Recently, on the Mamamia website, the very wise (and classy in the way she dealt with the comments after her post was published) Dr Rachael Dunlop wrote a terrific piece called ‘Nine Vaccination Myths Busted. With Science!’ Her writing was brilliant – all facts backed up with evidence and any myth she busted was also supported by medical research, peer reviewed journal articles and, you know, science. Then the nutters came out. And seriously, I don’t have any qualms about using that term. I am all for people having their own opinion (read: disclaimer at beginning of this post), but I was particularly horrified to read many of the over 1,400 comments; especially this one:

I believe the body is complete. ‘Propping it up’ with medications throughout our life – vitamin K, vaccinations, antibiotics, bonjello, blood pressure tablets, anti-inflammatories and cholesterol lowering drugs. Has our body over the last million plus years got it wrong and is modern science the only thing that will save us???? Surely not!!!

It fascinates me that no one has bothered to study our immune systems. And it is not luck, it is good management and a belief in the body’s innate ability to grow, repair and fight disease by giving it real food and without interference. This is the philosophy of Vitalism it is an ancient philosophy.

There is so much wrong with this comment (apart from the ridiculous punctuating, poor grammar and failure to understand basic sentence structure). I was so horrified, I needed to respond:

That has to be some of the most incorrect and downright offensive rhetoric I have ever read. I’m sorry, but the body does not always have an ‘innate ability to grow, repair and fight disease by giving it real food without interference’. Without hourly – actually every minute – ‘interference’ where a pump infuses insulin into my body I would die. A very slow, painful, terrible, horrific death. My own body attacked the insulin-producing cells in my pancreas and the result, 13 years ago, was type 1 diabetes. Nothing I could have done to prevent it and nothing that my body can do to ‘repair’ it.

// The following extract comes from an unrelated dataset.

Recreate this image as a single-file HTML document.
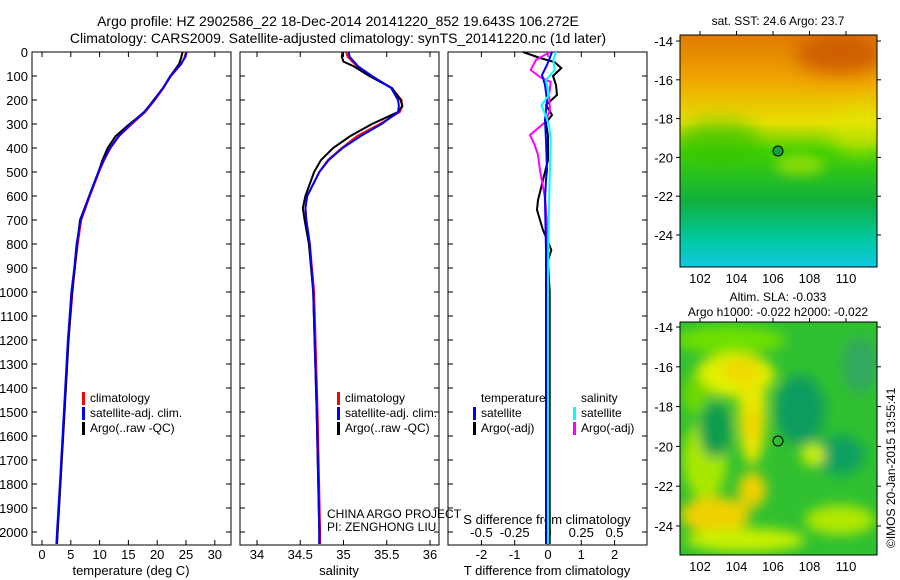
<!DOCTYPE html>
<html><head><meta charset="utf-8"><style>
html,body{margin:0;padding:0;background:#fff}
svg{display:block;font-family:"Liberation Sans",sans-serif}
</style></head><body>
<svg id="chart" width="900" height="580" viewBox="0 0 900 580">
<defs>
<linearGradient id="sstg" x1="0" y1="0" x2="0" y2="1">
<stop offset="0" stop-color="#e07a00"/><stop offset="0.2" stop-color="#f0a800"/><stop offset="0.38" stop-color="#e6e000"/><stop offset="0.5" stop-color="#40d000"/><stop offset="0.72" stop-color="#10b040"/><stop offset="0.88" stop-color="#00c8a0"/><stop offset="1" stop-color="#10c8e0"/>
</linearGradient>
<filter id="blur" x="-50%" y="-50%" width="200%" height="200%"><feGaussianBlur stdDeviation="9"/></filter>
<filter id="blur2" x="-50%" y="-50%" width="200%" height="200%"><feGaussianBlur stdDeviation="6"/></filter>
<clipPath id="cm1"><rect x="680" y="35" width="197" height="232"/></clipPath>
<clipPath id="cm2"><rect x="680" y="322" width="197" height="233"/></clipPath>
</defs>
<text x="338" y="26" font-size="14" text-anchor="middle">Argo profile: HZ 2902586_22 18-Dec-2014 20141220_852 19.643S 106.272E</text>
<text x="338" y="43" font-size="14" text-anchor="middle">Climatology: CARS2009. Satellite-adjusted climatology: synTS_20141220.nc (1d later)</text>
<g id="axes"></g>
<g id="maps">
<g clip-path="url(#cm1)">
<rect x="680" y="35" width="197" height="232" fill="url(#sstg)"/>
<ellipse cx="840" cy="55" rx="45" ry="20" fill="#c04000" opacity="0.6" filter="url(#blur)"/>
<ellipse cx="720" cy="140" rx="40" ry="20" fill="#30c000" opacity="0.6" filter="url(#blur)"/>
<ellipse cx="860" cy="130" rx="30" ry="25" fill="#e0e800" opacity="0.6" filter="url(#blur)"/>
<ellipse cx="800" cy="165" rx="25" ry="10" fill="#c8e800" opacity="0.6" filter="url(#blur2)"/>
</g>
<rect x="680" y="35" width="197" height="232" fill="none" stroke="#000"/>
<circle cx="778" cy="151" r="5" fill="#10a040" stroke="#000"/>
<text x="778" y="25" font-size="12" text-anchor="middle">sat. SST: 24.6  Argo: 23.7</text>
<g clip-path="url(#cm2)">
<rect x="680" y="322" width="197" height="233" fill="#30c030"/>
<g filter="url(#blur2)">
<ellipse cx="730" cy="340" rx="55" ry="14" fill="#70e000"/>
<ellipse cx="735" cy="375" rx="40" ry="22" fill="#e0f000"/>
<ellipse cx="752" cy="410" rx="14" ry="55" fill="#e8e800"/>
<ellipse cx="740" cy="370" rx="18" ry="12" fill="#f0d800"/>
<ellipse cx="752" cy="425" rx="8" ry="15" fill="#f0d000"/>
<ellipse cx="705" cy="460" rx="22" ry="40" fill="#a8e800"/>
<ellipse cx="715" cy="515" rx="35" ry="18" fill="#f0d000"/>
<ellipse cx="752" cy="490" rx="14" ry="18" fill="#f0d000"/>
<ellipse cx="745" cy="540" rx="60" ry="12" fill="#c8f000"/>
<ellipse cx="715" cy="430" rx="16" ry="28" fill="#109c50"/>
<ellipse cx="800" cy="410" rx="25" ry="35" fill="#109c60"/>
<ellipse cx="840" cy="455" rx="25" ry="20" fill="#10a060"/>
<ellipse cx="813" cy="455" rx="12" ry="11" fill="#d0f000"/>
<ellipse cx="840" cy="520" rx="35" ry="15" fill="#b0e800"/>
<ellipse cx="860" cy="365" rx="18" ry="28" fill="#30a860"/>
<ellipse cx="695" cy="395" rx="12" ry="20" fill="#70d800"/>
</g>
</g>
<rect x="680" y="322" width="197" height="233" fill="none" stroke="#000"/>
<circle cx="778" cy="441" r="5" fill="none" stroke="#000"/>
<text x="778" y="301" font-size="12" text-anchor="middle">Altim. SLA: -0.033</text>
<text x="778" y="316" font-size="12" text-anchor="middle">Argo h1000: -0.022 h2000: -0.022</text>
<text transform="translate(895,548) rotate(-90)" font-size="12">©IMOS 20-Jan-2015 13:55:41</text>
</g>
<g id="plots"></g>
</svg>
<script>
const NS="http://www.w3.org/2000/svg";
const depthTicks=[0,100,200,300,400,500,600,700,800,900,1000,1100,1200,1300,1400,1500,1600,1700,1800,1900,2000];
const tempTicks=[0,5,10,15,20,25,30];
const salTicks=[34,34.5,35,35.5,36];
const salTickLabels=["34","34.5","35","35.5","36"];
const tdiffTicks=[-2,-1,0,1,2];
const sdiffTicks=[-0.5,-0.25,0,0.25,0.5];
const sdiffTickLabels=["-0.5","-0.25","0","0.25","0.5"];
const lonTicks=[102,104,106,108,110];
const latTicks=[-14,-16,-18,-20,-22,-24];

const tDepth=[0,20,50,100,150,200,250,300,350,400,450,500,600,700,800,900,1000,1200,1500,1800,2000,2050];
const tArgo=[24.4,24.2,23.8,22.3,21.0,19.4,17.8,15.2,12.8,11.4,10.5,9.8,8.2,6.6,6.1,5.7,5.2,4.6,3.9,3.2,2.7,2.6];
const tClim=[25.0,24.8,24.2,22.4,21.1,19.6,17.9,15.6,13.4,11.9,10.8,9.9,8.3,6.8,6.2,5.7,5.3,4.6,3.9,3.2,2.7,2.6];
const tSat=[25.1,24.9,24.1,22.3,21.0,19.5,17.7,15.4,13.3,11.8,10.7,9.8,8.2,6.7,6.0,5.6,5.1,4.5,3.8,3.1,2.6,2.5];
const sDepth=[0,20,40,60,100,150,200,225,250,300,350,400,450,500,600,650,700,800,1000,1500,2000,2050];
const sArgo=[34.99,34.98,35.0,35.12,35.3,35.56,35.66,35.68,35.63,35.33,35.08,34.88,34.74,34.66,34.56,34.53,34.55,34.6,34.65,34.69,34.72,34.72];
const sClim=[35.03,35.05,35.1,35.16,35.32,35.56,35.67,35.68,35.65,35.42,35.16,34.98,34.82,34.72,34.58,34.56,34.57,34.61,34.66,34.7,34.73,34.73];
const sSat=[35.06,35.07,35.12,35.17,35.33,35.55,35.63,35.64,35.63,35.44,35.2,34.99,34.83,34.72,34.58,34.56,34.57,34.61,34.65,34.69,34.72,34.72];
const dtArgoDepth=[0,25,42,67,100,137,179,221,262,296,350,450,617,658,742,790,825,870,1000,2050];
const dtArgo=[-0.75,-0.24,0.2,0.4,0.15,0.24,0.27,-0.06,0.12,-0.06,0,0,-0.3,-0.33,-0.15,0,0.1,0,0.05,0.05];
const dtSatDepth=[0,54,96,137,200,283,367,492,533,617,825,2050];
const dtSat=[0.12,-0.03,-0.18,-0.09,-0.03,-0.09,-0.06,-0.03,-0.06,-0.09,-0.06,-0.06];
const dsArgoDepth=[0,33,75,104,125,179,242,292,346,387,429,492,554,617,700,1000,2050];
const dsArgo=[0.015,-0.09,-0.13,-0.06,0.02,0.008,0.015,-0.02,-0.135,-0.1,-0.075,-0.06,-0.04,-0.02,-0.01,-0.005,0];
const dsSatDepth=[0,33,75,117,179,221,262,304,367,617,950,2050];
const dsSat=[0.06,0.04,0.05,-0.015,0.008,-0.05,-0.02,0.008,0.02,0.008,0,0];

const Y=d=>52+d*0.24;
const xT=v=>42+v*5.76;
const xS=v=>257+(v-34)*86.5;
const xDT=v=>548+v*33.3;
const xDS=v=>548+v*133;
const lonX=v=>700+(v-102)*18.25;
const latY1=v=>41+(-14-v)*19.4;
const latY2=v=>327+(-14-v)*19.9;

const axes=document.getElementById('axes');
const plots=document.getElementById('plots');
function mk(tag,attrs,parent){const e=document.createElementNS(NS,tag);for(const k in attrs)e.setAttribute(k,attrs[k]);parent.appendChild(e);return e;}
function txt(x,y,s,size,anchor,parent){const e=mk('text',{x:x,y:y,'font-size':size,'text-anchor':anchor},parent);e.textContent=s;return e;}

const panels=[{x0:32,name:'temperature-panel'},{x0:240,name:'salinity-panel'},{x0:448,name:'difference-panel'}];
panels.forEach(p=>{
  const r=mk('rect',{x:p.x0,y:52,width:199,height:493,fill:'none',stroke:'#000'},axes);
  
  
  depthTicks.forEach(d=>{
    mk('line',{x1:p.x0,x2:p.x0+5,y1:Y(d),y2:Y(d),stroke:'#000'},axes);
    mk('line',{x1:p.x0+199,x2:p.x0+194,y1:Y(d),y2:Y(d),stroke:'#000'},axes);
  });
});
depthTicks.forEach(d=>{
  const t=txt(28,Y(d)+5,String(d),13,'end',axes);
  
  
});
function xticks(ticks,labels,fx,ly){
  ticks.forEach((v,i)=>{
    mk('line',{x1:fx(v),x2:fx(v),y1:545,y2:540,stroke:'#000'},axes);
    mk('line',{x1:fx(v),x2:fx(v),y1:52,y2:57,stroke:'#000'},axes);
    const t=txt(fx(v),ly,labels[i],13,'middle',axes);
    
    
  });
}
xticks(tempTicks,tempTicks.map(String),xT,559);
xticks(salTicks,salTickLabels,xS,559);
xticks(tdiffTicks,tdiffTicks.map(String),xDT,559);
sdiffTicks.forEach((v,i)=>{
  const t=txt(xDS(v),537,sdiffTickLabels[i],13,'middle',axes);
  
  
});
let t;
t=txt(131,575,'temperature (deg C)',13,'middle',axes);


t=txt(339,575,'salinity',13,'middle',axes);


t=txt(547,575,'T difference from climatology',13,'middle',axes);


t=txt(547,524,'S difference from climatology',13,'middle',axes);


t=txt(327,518,'CHINA ARGO PROJECT',12,'start',axes);


t=txt(327,531,'PI: ZENGHONG LIU',12,'start',axes);



function line(ds,vs,fx,color,w,name){
  const pts=ds.map((d,i)=>fx(vs[i]).toFixed(1)+','+Y(d).toFixed(1)).join(' ');
  const e=mk('polyline',{points:pts,fill:'none',stroke:color,'stroke-width':w},plots);
  
  
}
line(tDepth,tClim,xT,'#f00',2,'temp-climatology-line');
line(tDepth,tArgo,xT,'#000',2,'temp-argo-line');
line(tDepth,tSat,xT,'#00f',2,'temp-satellite-line');
line(sDepth,sClim,xS,'#f00',2,'sal-climatology-line');
line(sDepth,sArgo,xS,'#000',2,'sal-argo-line');
line(sDepth,sSat,xS,'#00f',2,'sal-satellite-line');
line(dtArgoDepth,dtArgo,xDT,'#000',2,'tdiff-argo-line');
line(dsArgoDepth,dsArgo,xDS,'#f0f',2,'sdiff-argo-line');
line(dtSatDepth,dtSat,xDT,'#00f',2,'tdiff-satellite-line');
line(dsSatDepth,dsSat,xDS,'#0ff',2,'sdiff-satellite-line');

function legend(x,y,items,name){
  items.forEach((it,i)=>{
    if(it[1]) mk('rect',{x:x,y:y+i*15-10,width:3,height:13,fill:it[1]},axes);
    const e=txt(x+8,y+i*15,it[0],12,'start',axes);
    
    
  });
}
legend(82,402,[['climatology','#f00'],['satellite-adj. clim.','#00f'],['Argo(..raw -QC)','#000']],'temp-legend');
legend(337,402,[['climatology','#f00'],['satellite-adj. clim.','#00f'],['Argo(..raw -QC)','#000']],'sal-legend');
legend(473,402,[['temperature',null],['satellite','#00f'],['Argo(-adj)','#000']],'tdiff-legend');
legend(573,402,[['salinity',null],['satellite','#0ff'],['Argo(-adj)','#f0f']],'sdiff-legend');

function mapAxes(top,bot,fy){
  lonTicks.forEach(v=>{
    mk('line',{x1:lonX(v),x2:lonX(v),y1:bot,y2:bot-4,stroke:'#000'},axes);
    mk('line',{x1:lonX(v),x2:lonX(v),y1:top,y2:top-4,stroke:'#000'},axes);
    const e=txt(lonX(v),bot+16,String(v),13,'middle',axes);
    
    
  });
  latTicks.forEach(v=>{
    mk('line',{x1:680,x2:676,y1:fy(v),y2:fy(v),stroke:'#000'},axes);
    mk('line',{x1:877,x2:881,y1:fy(v),y2:fy(v),stroke:'#000'},axes);
    const e=txt(673,fy(v)+5,String(v),13,'end',axes);
    
    
  });
}
mapAxes(35,267,latY1);
mapAxes(322,555,latY2);
</script>
</body></html>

I am all for people having their own opinions and making decisions for themselves, but you are outright lying to people if you say that there is no need for medication.

Mad? Yep, I really am. Because as long as people subscribe to this ridiculous thinking they will be disappointed. Or even worse, think they can stop medication because they can be healed with a herb, an exercise plan, wearing coloured beads on the second Tuesday of a full moon.

So, here’s what I want (and yes, I know I don’t get everything I want. Otherwise I’d have a pony).

• I want people to stop misrepresenting themselves.
• I want people to stop offering false hope to others.
• I want to stop having to let people down because they got their hopes up seeing some miracle cure sprouted by a faith healer living in the mountains of some remote island.
• I want personal trainers to shout ‘no pain to gain’ to people running around a field – but not promise to fix everything with pop psychology sound bites.

And , I want my mechanic to continue doing the brilliant thing he does. The transmission in my car is dreamlike. (Actually, I have no idea what the transmission is, but my mechanic is brilliant. I love him. And if I’d had a son, I’d have called him Jimmy!)